Ringfort (Rath), Ballynacourty, Co. Galway
Co. Galway |
Ringforts
A roughly circular earthwork measuring some 58 metres across sits on the summit of a small hillock in the rolling pastureland of Ballynacourty, Co. Galway.
What makes it quietly arresting is not grandeur but survival, partial and uneven as that survival is. Modern field boundaries slice through the monument at three separate points, and to the south-west the earthwork has been lost entirely to the ground surface. What remains is a rath, the commonest type of early medieval enclosure in Ireland, typically consisting of one or more raised banks with a ditch, known as a fosse, cut between them. This one is defined by two such banks and an intervening fosse, though only sections of each are now legible.

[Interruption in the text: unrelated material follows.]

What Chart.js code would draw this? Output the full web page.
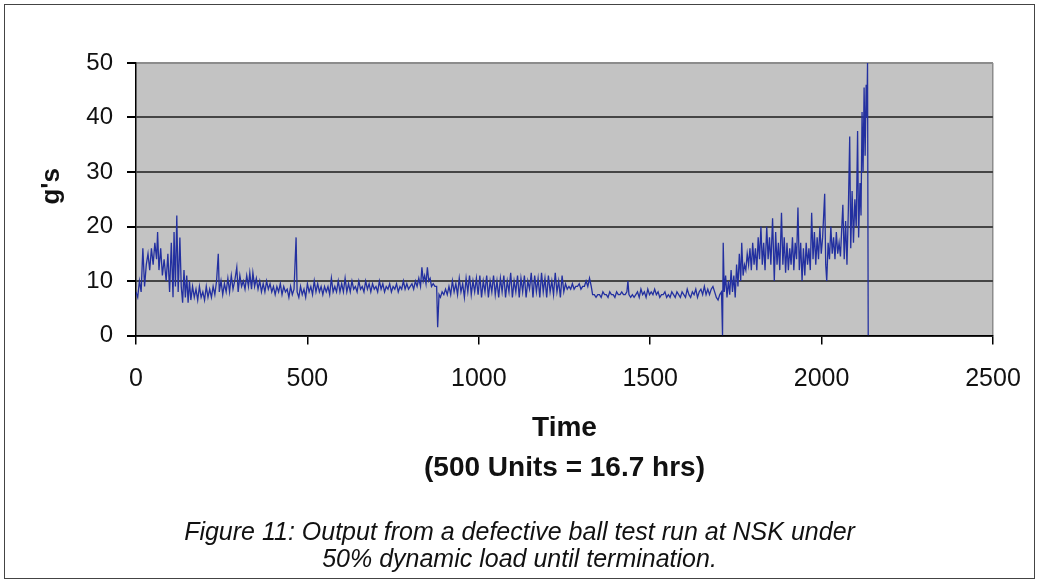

The inner bank can be traced from the north-north-west around through north to south-east, giving a reasonable impression of the original circuit on that arc. The fosse and outer bank, however, survive only along a short stretch from south-east to south-south-east, where the land apparently offered them some protection from the centuries of agricultural reshaping that erased the rest. At the east-south-east, field-clearance rubble has been piled against the inner bank, a reminder that the farmers who worked this ground regarded the old earthwork less as an antiquity than as a convenient edge against which to heap stones turned up by the plough. McCaffrey noted the site in 1952, cataloguing it as number nine in a local survey, and that record remains one of the few formal references to it.